* BEGIN *

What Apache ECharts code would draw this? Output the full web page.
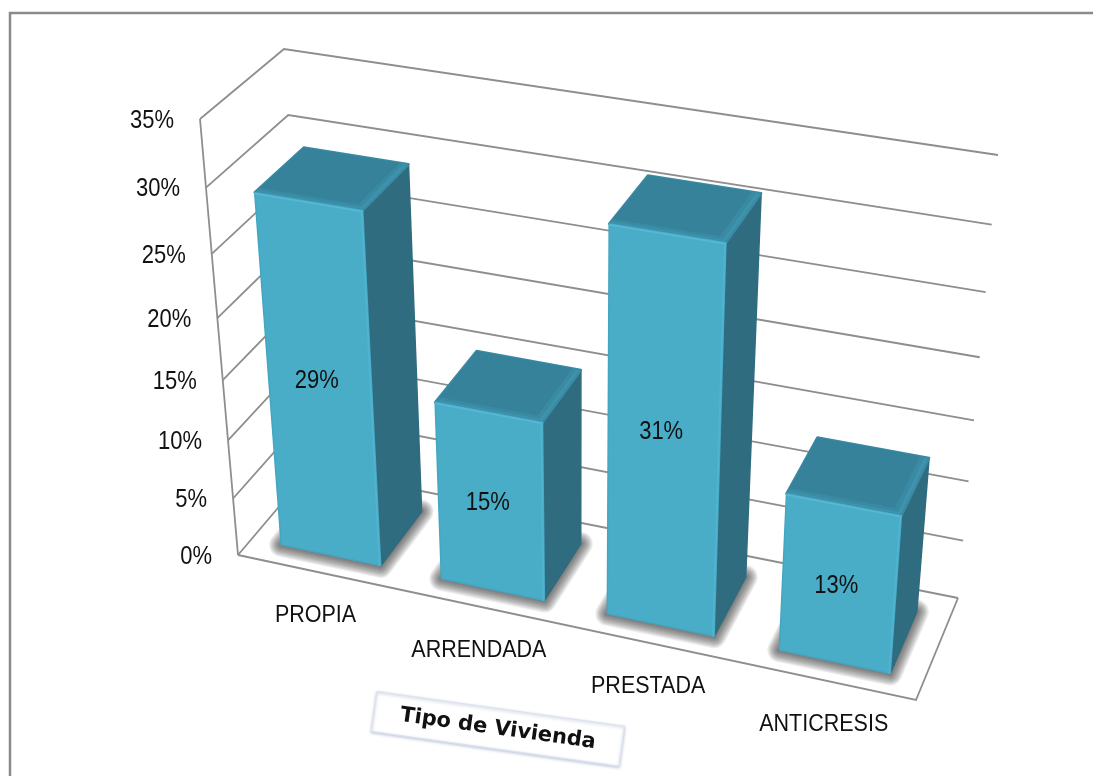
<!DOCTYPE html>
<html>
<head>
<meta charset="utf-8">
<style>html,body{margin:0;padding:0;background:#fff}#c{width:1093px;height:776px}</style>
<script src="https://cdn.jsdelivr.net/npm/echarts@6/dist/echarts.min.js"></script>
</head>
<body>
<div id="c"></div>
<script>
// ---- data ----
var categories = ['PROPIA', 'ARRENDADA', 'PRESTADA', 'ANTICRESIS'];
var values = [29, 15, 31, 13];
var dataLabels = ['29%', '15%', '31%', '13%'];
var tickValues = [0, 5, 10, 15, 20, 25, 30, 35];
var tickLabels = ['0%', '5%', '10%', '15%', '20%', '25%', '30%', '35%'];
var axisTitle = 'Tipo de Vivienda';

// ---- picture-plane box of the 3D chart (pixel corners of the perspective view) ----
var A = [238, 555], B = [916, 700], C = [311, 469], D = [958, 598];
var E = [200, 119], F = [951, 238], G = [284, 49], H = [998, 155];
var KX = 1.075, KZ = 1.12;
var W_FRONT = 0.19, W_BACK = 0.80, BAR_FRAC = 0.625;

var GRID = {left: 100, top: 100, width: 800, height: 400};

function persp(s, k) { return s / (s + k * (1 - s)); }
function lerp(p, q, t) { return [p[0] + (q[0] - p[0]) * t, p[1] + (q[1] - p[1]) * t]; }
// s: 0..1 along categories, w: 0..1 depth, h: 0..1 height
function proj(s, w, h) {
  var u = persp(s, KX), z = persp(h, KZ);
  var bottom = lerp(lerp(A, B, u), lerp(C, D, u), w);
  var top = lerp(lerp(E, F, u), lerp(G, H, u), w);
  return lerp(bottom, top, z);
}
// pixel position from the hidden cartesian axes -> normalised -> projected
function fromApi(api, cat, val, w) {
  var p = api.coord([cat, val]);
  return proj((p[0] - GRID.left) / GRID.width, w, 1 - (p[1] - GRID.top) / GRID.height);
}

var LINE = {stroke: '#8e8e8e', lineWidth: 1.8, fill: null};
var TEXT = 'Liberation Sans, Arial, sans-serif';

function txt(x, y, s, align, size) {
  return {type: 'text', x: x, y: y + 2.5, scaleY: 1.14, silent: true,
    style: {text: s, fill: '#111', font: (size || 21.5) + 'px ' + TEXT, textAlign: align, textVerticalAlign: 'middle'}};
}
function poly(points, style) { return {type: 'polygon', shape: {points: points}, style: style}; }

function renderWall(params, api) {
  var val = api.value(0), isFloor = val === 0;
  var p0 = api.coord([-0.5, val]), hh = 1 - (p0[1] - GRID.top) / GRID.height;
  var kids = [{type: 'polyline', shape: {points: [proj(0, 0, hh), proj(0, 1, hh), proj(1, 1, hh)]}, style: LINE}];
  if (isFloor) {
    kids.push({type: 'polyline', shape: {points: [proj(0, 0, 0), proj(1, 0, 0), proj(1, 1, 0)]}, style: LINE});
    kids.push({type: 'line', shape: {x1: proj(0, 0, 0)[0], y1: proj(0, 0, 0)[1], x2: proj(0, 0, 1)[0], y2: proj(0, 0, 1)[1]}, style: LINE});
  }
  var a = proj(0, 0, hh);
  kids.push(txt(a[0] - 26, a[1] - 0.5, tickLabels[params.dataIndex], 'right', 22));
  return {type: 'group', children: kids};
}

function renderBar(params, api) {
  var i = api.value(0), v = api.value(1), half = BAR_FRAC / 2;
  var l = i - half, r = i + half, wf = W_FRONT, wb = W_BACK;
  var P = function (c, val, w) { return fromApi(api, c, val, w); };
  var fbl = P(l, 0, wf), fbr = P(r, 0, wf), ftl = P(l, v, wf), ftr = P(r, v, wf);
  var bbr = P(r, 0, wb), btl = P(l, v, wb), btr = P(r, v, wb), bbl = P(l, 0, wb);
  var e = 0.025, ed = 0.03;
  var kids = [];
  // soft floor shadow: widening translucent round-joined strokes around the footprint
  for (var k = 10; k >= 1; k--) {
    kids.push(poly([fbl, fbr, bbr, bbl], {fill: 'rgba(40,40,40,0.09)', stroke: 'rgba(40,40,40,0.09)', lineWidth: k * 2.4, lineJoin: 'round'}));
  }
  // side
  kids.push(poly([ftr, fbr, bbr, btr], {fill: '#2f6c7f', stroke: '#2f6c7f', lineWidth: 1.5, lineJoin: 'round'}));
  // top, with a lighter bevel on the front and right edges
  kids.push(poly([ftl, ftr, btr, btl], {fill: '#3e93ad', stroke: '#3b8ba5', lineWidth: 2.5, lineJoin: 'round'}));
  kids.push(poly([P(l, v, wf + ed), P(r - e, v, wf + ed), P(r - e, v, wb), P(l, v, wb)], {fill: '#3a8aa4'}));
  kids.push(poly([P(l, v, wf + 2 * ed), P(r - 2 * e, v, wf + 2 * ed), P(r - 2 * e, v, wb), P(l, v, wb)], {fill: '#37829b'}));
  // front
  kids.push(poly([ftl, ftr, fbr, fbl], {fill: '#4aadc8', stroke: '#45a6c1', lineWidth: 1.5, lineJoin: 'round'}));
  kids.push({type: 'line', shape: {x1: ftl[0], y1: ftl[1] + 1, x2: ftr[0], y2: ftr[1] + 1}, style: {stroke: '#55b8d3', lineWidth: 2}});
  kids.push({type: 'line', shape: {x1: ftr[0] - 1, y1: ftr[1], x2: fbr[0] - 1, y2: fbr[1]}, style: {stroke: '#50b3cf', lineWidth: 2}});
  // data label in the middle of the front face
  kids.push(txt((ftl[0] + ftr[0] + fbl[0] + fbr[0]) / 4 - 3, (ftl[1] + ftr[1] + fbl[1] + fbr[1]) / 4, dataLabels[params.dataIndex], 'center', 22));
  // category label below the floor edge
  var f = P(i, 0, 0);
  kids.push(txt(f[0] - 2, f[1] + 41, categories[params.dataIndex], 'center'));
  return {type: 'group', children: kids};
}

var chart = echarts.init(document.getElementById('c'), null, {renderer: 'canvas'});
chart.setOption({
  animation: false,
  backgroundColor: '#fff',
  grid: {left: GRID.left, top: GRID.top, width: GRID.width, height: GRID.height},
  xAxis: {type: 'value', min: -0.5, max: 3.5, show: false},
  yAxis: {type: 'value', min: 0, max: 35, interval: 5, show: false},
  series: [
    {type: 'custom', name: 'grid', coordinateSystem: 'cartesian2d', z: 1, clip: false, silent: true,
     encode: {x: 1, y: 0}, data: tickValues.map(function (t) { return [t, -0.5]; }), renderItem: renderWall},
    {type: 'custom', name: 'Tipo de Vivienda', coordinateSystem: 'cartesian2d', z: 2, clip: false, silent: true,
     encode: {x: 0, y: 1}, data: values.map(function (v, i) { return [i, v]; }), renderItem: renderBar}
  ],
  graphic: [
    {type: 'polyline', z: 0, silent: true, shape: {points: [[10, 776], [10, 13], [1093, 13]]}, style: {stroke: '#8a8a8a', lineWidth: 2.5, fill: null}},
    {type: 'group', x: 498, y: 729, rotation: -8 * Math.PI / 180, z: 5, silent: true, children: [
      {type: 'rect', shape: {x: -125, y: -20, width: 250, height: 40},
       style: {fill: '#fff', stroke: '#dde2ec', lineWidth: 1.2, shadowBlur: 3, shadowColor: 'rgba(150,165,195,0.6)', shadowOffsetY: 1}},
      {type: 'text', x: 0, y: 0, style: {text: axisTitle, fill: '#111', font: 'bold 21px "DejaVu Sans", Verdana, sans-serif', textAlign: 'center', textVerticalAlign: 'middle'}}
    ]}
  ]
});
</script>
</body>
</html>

* END *

THE EXERCISE
Quote the preceding listing precisely and completely, omitting its images.

PROBLEM SOLUTION
What Apache ECharts code would draw this? Output the full web page.
<!DOCTYPE html>
<html>
<head>
<meta charset="utf-8">
<style>html,body{margin:0;padding:0;background:#fff}#c{width:1093px;height:776px}</style>
<script src="https://cdn.jsdelivr.net/npm/echarts@6/dist/echarts.min.js"></script>
</head>
<body>
<div id="c"></div>
<script>
// ---- data ----
var categories = ['PROPIA', 'ARRENDADA', 'PRESTADA', 'ANTICRESIS'];
var values = [29, 15, 31, 13];
var dataLabels = ['29%', '15%', '31%', '13%'];
var tickValues = [0, 5, 10, 15, 20, 25, 30, 35];
var tickLabels = ['0%', '5%', '10%', '15%', '20%', '25%', '30%', '35%'];
var axisTitle = 'Tipo de Vivienda';

// ---- picture-plane box of the 3D chart (pixel corners of the perspective view) ----
var A = [238, 555], B = [916, 700], C = [311, 469], D = [958, 598];
var E = [200, 119], F = [951, 238], G = [284, 49], H = [998, 155];
var KX = 1.075, KZ = 1.12;
var W_FRONT = 0.19, W_BACK = 0.80, BAR_FRAC = 0.625;

var GRID = {left: 100, top: 100, width: 800, height: 400};

function persp(s, k) { return s / (s + k * (1 - s)); }
function lerp(p, q, t) { return [p[0] + (q[0] - p[0]) * t, p[1] + (q[1] - p[1]) * t]; }
// s: 0..1 along categories, w: 0..1 depth, h: 0..1 height
function proj(s, w, h) {
  var u = persp(s, KX), z = persp(h, KZ);
  var bottom = lerp(lerp(A, B, u), lerp(C, D, u), w);
  var top = lerp(lerp(E, F, u), lerp(G, H, u), w);
  return lerp(bottom, top, z);
}
// pixel position from the hidden cartesian axes -> normalised -> projected
function fromApi(api, cat, val, w) {
  var p = api.coord([cat, val]);
  return proj((p[0] - GRID.left) / GRID.width, w, 1 - (p[1] - GRID.top) / GRID.height);
}

var LINE = {stroke: '#8e8e8e', lineWidth: 1.8, fill: null};
var TEXT = 'Liberation Sans, Arial, sans-serif';

function txt(x, y, s, align, size) {
  return {type: 'text', x: x, y: y + 2.5, scaleY: 1.14, silent: true,
    style: {text: s, fill: '#111', font: (size || 21.5) + 'px ' + TEXT, textAlign: align, textVerticalAlign: 'middle'}};
}
function poly(points, style) { return {type: 'polygon', shape: {points: points}, style: style}; }

function renderWall(params, api) {
  var val = api.value(0), isFloor = val === 0;
  var p0 = api.coord([-0.5, val]), hh = 1 - (p0[1] - GRID.top) / GRID.height;
  var kids = [{type: 'polyline', shape: {points: [proj(0, 0, hh), proj(0, 1, hh), proj(1, 1, hh)]}, style: LINE}];
  if (isFloor) {
    kids.push({type: 'polyline', shape: {points: [proj(0, 0, 0), proj(1, 0, 0), proj(1, 1, 0)]}, style: LINE});
    kids.push({type: 'line', shape: {x1: proj(0, 0, 0)[0], y1: proj(0, 0, 0)[1], x2: proj(0, 0, 1)[0], y2: proj(0, 0, 1)[1]}, style: LINE});
  }
  var a = proj(0, 0, hh);
  kids.push(txt(a[0] - 26, a[1] - 0.5, tickLabels[params.dataIndex], 'right', 22));
  return {type: 'group', children: kids};
}

function renderBar(params, api) {
  var i = api.value(0), v = api.value(1), half = BAR_FRAC / 2;
  var l = i - half, r = i + half, wf = W_FRONT, wb = W_BACK;
  var P = function (c, val, w) { return fromApi(api, c, val, w); };
  var fbl = P(l, 0, wf), fbr = P(r, 0, wf), ftl = P(l, v, wf), ftr = P(r, v, wf);
  var bbr = P(r, 0, wb), btl = P(l, v, wb), btr = P(r, v, wb), bbl = P(l, 0, wb);
  var e = 0.025, ed = 0.03;
  var kids = [];
  // soft floor shadow: widening translucent round-joined strokes around the footprint
  for (var k = 10; k >= 1; k--) {
    kids.push(poly([fbl, fbr, bbr, bbl], {fill: 'rgba(40,40,40,0.09)', stroke: 'rgba(40,40,40,0.09)', lineWidth: k * 2.4, lineJoin: 'round'}));
  }
  // side
  kids.push(poly([ftr, fbr, bbr, btr], {fill: '#2f6c7f', stroke: '#2f6c7f', lineWidth: 1.5, lineJoin: 'round'}));
  // top, with a lighter bevel on the front and right edges
  kids.push(poly([ftl, ftr, btr, btl], {fill: '#3e93ad', stroke: '#3b8ba5', lineWidth: 2.5, lineJoin: 'round'}));
  kids.push(poly([P(l, v, wf + ed), P(r - e, v, wf + ed), P(r - e, v, wb), P(l, v, wb)], {fill: '#3a8aa4'}));
  kids.push(poly([P(l, v, wf + 2 * ed), P(r - 2 * e, v, wf + 2 * ed), P(r - 2 * e, v, wb), P(l, v, wb)], {fill: '#37829b'}));
  // front
  kids.push(poly([ftl, ftr, fbr, fbl], {fill: '#4aadc8', stroke: '#45a6c1', lineWidth: 1.5, lineJoin: 'round'}));
  kids.push({type: 'line', shape: {x1: ftl[0], y1: ftl[1] + 1, x2: ftr[0], y2: ftr[1] + 1}, style: {stroke: '#55b8d3', lineWidth: 2}});
  kids.push({type: 'line', shape: {x1: ftr[0] - 1, y1: ftr[1], x2: fbr[0] - 1, y2: fbr[1]}, style: {stroke: '#50b3cf', lineWidth: 2}});
  // data label in the middle of the front face
  kids.push(txt((ftl[0] + ftr[0] + fbl[0] + fbr[0]) / 4 - 3, (ftl[1] + ftr[1] + fbl[1] + fbr[1]) / 4, dataLabels[params.dataIndex], 'center', 22));
  // category label below the floor edge
  var f = P(i, 0, 0);
  kids.push(txt(f[0] - 2, f[1] + 41, categories[params.dataIndex], 'center'));
  return {type: 'group', children: kids};
}

var chart = echarts.init(document.getElementById('c'), null, {renderer: 'canvas'});
chart.setOption({
  animation: false,
  backgroundColor: '#fff',
  grid: {left: GRID.left, top: GRID.top, width: GRID.width, height: GRID.height},
  xAxis: {type: 'value', min: -0.5, max: 3.5, show: false},
  yAxis: {type: 'value', min: 0, max: 35, interval: 5, show: false},
  series: [
    {type: 'custom', name: 'grid', coordinateSystem: 'cartesian2d', z: 1, clip: false, silent: true,
     encode: {x: 1, y: 0}, data: tickValues.map(function (t) { return [t, -0.5]; }), renderItem: renderWall},
    {type: 'custom', name: 'Tipo de Vivienda', coordinateSystem: 'cartesian2d', z: 2, clip: false, silent: true,
     encode: {x: 0, y: 1}, data: values.map(function (v, i) { return [i, v]; }), renderItem: renderBar}
  ],
  graphic: [
    {type: 'polyline', z: 0, silent: true, shape: {points: [[10, 776], [10, 13], [1093, 13]]}, style: {stroke: '#8a8a8a', lineWidth: 2.5, fill: null}},
    {type: 'group', x: 498, y: 729, rotation: -8 * Math.PI / 180, z: 5, silent: true, children: [
      {type: 'rect', shape: {x: -125, y: -20, width: 250, height: 40},
       style: {fill: '#fff', stroke: '#dde2ec', lineWidth: 1.2, shadowBlur: 3, shadowColor: 'rgba(150,165,195,0.6)', shadowOffsetY: 1}},
      {type: 'text', x: 0, y: 0, style: {text: axisTitle, fill: '#111', font: 'bold 21px "DejaVu Sans", Verdana, sans-serif', textAlign: 'center', textVerticalAlign: 'middle'}}
    ]}
  ]
});
</script>
</body>
</html>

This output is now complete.